Traditionally served in the Cornish fishing village of Mousehole during their festival of Tom Bawcock’s Eve, it celebrates his catching a boat load of fish on December 23 during a particularly stormy winter.  According to legend, Bawcock’s “entire catch was baked into a huge stargazy pie, encompassing seven types of fish and saving the village.”

Alfred E. Neumann, the iconic logo figure for Mad Magazine, along with his “What, me worry?” mantra, has to be escapism’s poster boy.   In 1956, Mad’s editor, Al Feldstein, wanted an identifiable logo figure, like the New Yorker’s Eustace Tilley and Playboy’s bunny.  He hired artist Norman Mingo, a born-again Christian, who specialized in girlie pin-ups for calendars, to draw a boy who “looked like an idiot – I want him to be lovable and have an intelligence behind his eyes.  But I want him to have this devil-may-care attitude, someone who can maintain a sense of humor while the world is collapsing around him.”

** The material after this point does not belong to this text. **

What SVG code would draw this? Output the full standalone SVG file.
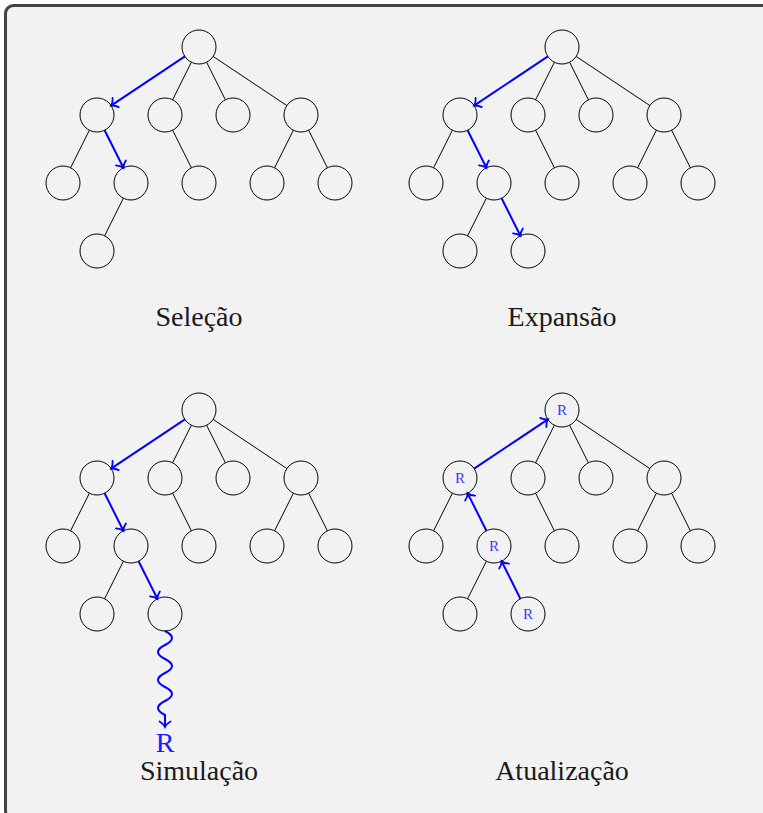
<svg xmlns="http://www.w3.org/2000/svg" width="763" height="813" viewBox="0 0 763 813">
<style>
.n{fill:none;stroke:#000;stroke-width:1}
.e{stroke:#000;stroke-width:1;fill:none}
.b{stroke:#0000ff;stroke-width:2;fill:none;marker-end:url(#ah)}
.lbl{font-family:"Liberation Serif","DejaVu Serif",serif;font-size:28px;fill:#1a1a1a;text-anchor:middle}
.r{font-family:"Liberation Serif","DejaVu Serif",serif;font-size:15px;fill:#3a3aff;text-anchor:middle}
.bigr{font-family:"Liberation Serif","DejaVu Serif",serif;font-size:28px;fill:#1a1aff;text-anchor:middle}
</style>
<defs>
<marker id="ah" markerUnits="userSpaceOnUse" viewBox="-8 -8 10 16" refX="0" refY="0" markerWidth="10" markerHeight="16" orient="auto" overflow="visible">
<path d="M-5.5,-5.5 C-4,-2.8 -1.7,-0.8 0,0 C-1.7,0.8 -4,2.8 -5.5,5.5" fill="none" stroke="#0000ff" stroke-width="1.8" stroke-linecap="round"/>
</marker>
</defs>
<rect x="5.5" y="5.5" width="775" height="813" rx="8" fill="#f2f2f2" stroke="#444" stroke-width="3"/>
<g id="connectors">
<g id="c-sel">
<path class="e" d="M191.4,62.2L172.6,99.8M206.6,62.2L225.4,99.8M213.1,56.4L286.9,105.6M89.4,130.2L70.6,167.8M172.6,130.2L191.4,167.8M293.4,130.2L274.6,167.8M308.6,130.2L327.4,167.8M123.4,198.2L104.6,235.8"/>
<path class="b" d="M184.9,56.4L111.1,105.6"/>
<path class="b" d="M104.6,130.2L123.4,167.8"/>
</g>
<g id="c-exp" transform="translate(363,0)">
<path class="e" d="M191.4,62.2L172.6,99.8M206.6,62.2L225.4,99.8M213.1,56.4L286.9,105.6M89.4,130.2L70.6,167.8M172.6,130.2L191.4,167.8M293.4,130.2L274.6,167.8M308.6,130.2L327.4,167.8M123.4,198.2L104.6,235.8"/>
<path class="b" d="M184.9,56.4L111.1,105.6"/>
<path class="b" d="M104.6,130.2L123.4,167.8"/>
<path class="b" d="M138.6,198.2L157.4,235.8"/>
</g>
<g id="c-sim" transform="translate(0,363)">
<path class="e" d="M191.4,62.2L172.6,99.8M206.6,62.2L225.4,99.8M213.1,56.4L286.9,105.6M89.4,130.2L70.6,167.8M172.6,130.2L191.4,167.8M293.4,130.2L274.6,167.8M308.6,130.2L327.4,167.8M123.4,198.2L104.6,235.8"/>
<path class="b" d="M184.9,56.4L111.1,105.6"/>
<path class="b" d="M104.6,130.2L123.4,167.8"/>
<path class="b" d="M138.6,198.2L157.4,235.8"/>
<path class="b" d="M165,268 Q179,275 165,282 T165,296 T165,310 T165,324 T165,338 T165,352 L165,364"/>
</g>
<g id="c-atu" transform="translate(363,363)">
<path class="e" d="M191.4,62.2L172.6,99.8M206.6,62.2L225.4,99.8M213.1,56.4L286.9,105.6M89.4,130.2L70.6,167.8M172.6,130.2L191.4,167.8M293.4,130.2L274.6,167.8M308.6,130.2L327.4,167.8M123.4,198.2L104.6,235.8"/>
<path class="b" d="M111.1,105.6L184.9,56.4"/>
<path class="b" d="M123.4,167.8L104.6,130.2"/>
<path class="b" d="M157.4,235.8L138.6,198.2"/>
</g>
</g>
<g id="panel-selecao">
<g id="s0"><circle class="n" cx="199" cy="47" r="17"/></g>
<g id="s1"><circle class="n" cx="97" cy="115" r="17"/></g>
<g id="s2"><circle class="n" cx="165" cy="115" r="17"/></g>
<g id="s3"><circle class="n" cx="233" cy="115" r="17"/></g>
<g id="s4"><circle class="n" cx="301" cy="115" r="17"/></g>
<g id="s5"><circle class="n" cx="63" cy="183" r="17"/></g>
<g id="s6"><circle class="n" cx="131" cy="183" r="17"/></g>
<g id="s7"><circle class="n" cx="199" cy="183" r="17"/></g>
<g id="s8"><circle class="n" cx="267" cy="183" r="17"/></g>
<g id="s9"><circle class="n" cx="335" cy="183" r="17"/></g>
<g id="s10"><circle class="n" cx="97" cy="251" r="17"/></g>
<text class="lbl" x="199" y="326">Seleção</text>
</g>
<g id="panel-expansao" transform="translate(363,0)">
<g id="e0"><circle class="n" cx="199" cy="47" r="17"/></g>
<g id="e1"><circle class="n" cx="97" cy="115" r="17"/></g>
<g id="e2"><circle class="n" cx="165" cy="115" r="17"/></g>
<g id="e3"><circle class="n" cx="233" cy="115" r="17"/></g>
<g id="e4"><circle class="n" cx="301" cy="115" r="17"/></g>
<g id="e5"><circle class="n" cx="63" cy="183" r="17"/></g>
<g id="e6"><circle class="n" cx="131" cy="183" r="17"/></g>
<g id="e7"><circle class="n" cx="199" cy="183" r="17"/></g>
<g id="e8"><circle class="n" cx="267" cy="183" r="17"/></g>
<g id="e9"><circle class="n" cx="335" cy="183" r="17"/></g>
<g id="e10"><circle class="n" cx="97" cy="251" r="17"/></g>
<g id="e11"><circle class="n" cx="165" cy="251" r="17"/></g>
<text class="lbl" x="199" y="326">Expansão</text>
</g>
<g id="panel-simulacao" transform="translate(0,363)">
<g id="m0"><circle class="n" cx="199" cy="47" r="17"/></g>
<g id="m1"><circle class="n" cx="97" cy="115" r="17"/></g>
<g id="m2"><circle class="n" cx="165" cy="115" r="17"/></g>
<g id="m3"><circle class="n" cx="233" cy="115" r="17"/></g>
<g id="m4"><circle class="n" cx="301" cy="115" r="17"/></g>
<g id="m5"><circle class="n" cx="63" cy="183" r="17"/></g>
<g id="m6"><circle class="n" cx="131" cy="183" r="17"/></g>
<g id="m7"><circle class="n" cx="199" cy="183" r="17"/></g>
<g id="m8"><circle class="n" cx="267" cy="183" r="17"/></g>
<g id="m9"><circle class="n" cx="335" cy="183" r="17"/></g>
<g id="m10"><circle class="n" cx="97" cy="251" r="17"/></g>
<g id="m11"><circle class="n" cx="165" cy="251" r="17"/></g>
<g id="m-result"><text class="bigr" x="165" y="389">R</text></g>
<text class="lbl" x="199" y="417">Simulação</text>
</g>
<g id="panel-atualizacao" transform="translate(363,363)">
<g id="a0"><circle class="n" cx="199" cy="47" r="17"/><text class="r" x="199" y="52">R</text></g>
<g id="a1"><circle class="n" cx="97" cy="115" r="17"/><text class="r" x="97" y="120">R</text></g>
<g id="a2"><circle class="n" cx="165" cy="115" r="17"/></g>
<g id="a3"><circle class="n" cx="233" cy="115" r="17"/></g>
<g id="a4"><circle class="n" cx="301" cy="115" r="17"/></g>
<g id="a5"><circle class="n" cx="63" cy="183" r="17"/></g>
<g id="a6"><circle class="n" cx="131" cy="183" r="17"/><text class="r" x="131" y="188">R</text></g>
<g id="a7"><circle class="n" cx="199" cy="183" r="17"/></g>
<g id="a8"><circle class="n" cx="267" cy="183" r="17"/></g>
<g id="a9"><circle class="n" cx="335" cy="183" r="17"/></g>
<g id="a10"><circle class="n" cx="97" cy="251" r="17"/></g>
<g id="a11"><circle class="n" cx="165" cy="251" r="17"/><text class="r" x="165" y="256">R</text></g>
<text class="lbl" x="199" y="417">Atualização</text>
</g>
</svg>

All was well until 1965, when the widow of illustrator Harry Stuff sued Mad for copyright infringement since in 1914 her husband had created and copyrighted a visage similar to Neumann’s.  The Mad team escaped by asking readers to help disprove Stuff’s claim by looking for and forwarding even older art that looked like A.E. Neumann.  Soon evidence poured in: a 1942 ad for a Longhorn, Texas auto parts store, the 1939 label for Happy Jack soda, a 1908 calendar for Antikamnia, a heroin-based pain-killer, and a 1905 ad for painless dentistry (“It Didn’t Hurt A Bit!”) all featuring boys looking remarkably like Neumann.  The courts ruled in Mad’s favor, and later the true origin emerged; “The New Boy,” a popular comedic play touring widely in the US in 1894 starred two similarly-visaged Neumann-lookalike actors, and the play’s posters featured their gap-toothed grin.

As that marvelous escape-facilitator, author Terry Pratchett, noted: “There is nothing wrong with escapism. The key points are what you’re escaping from, and where you’re escaping to.”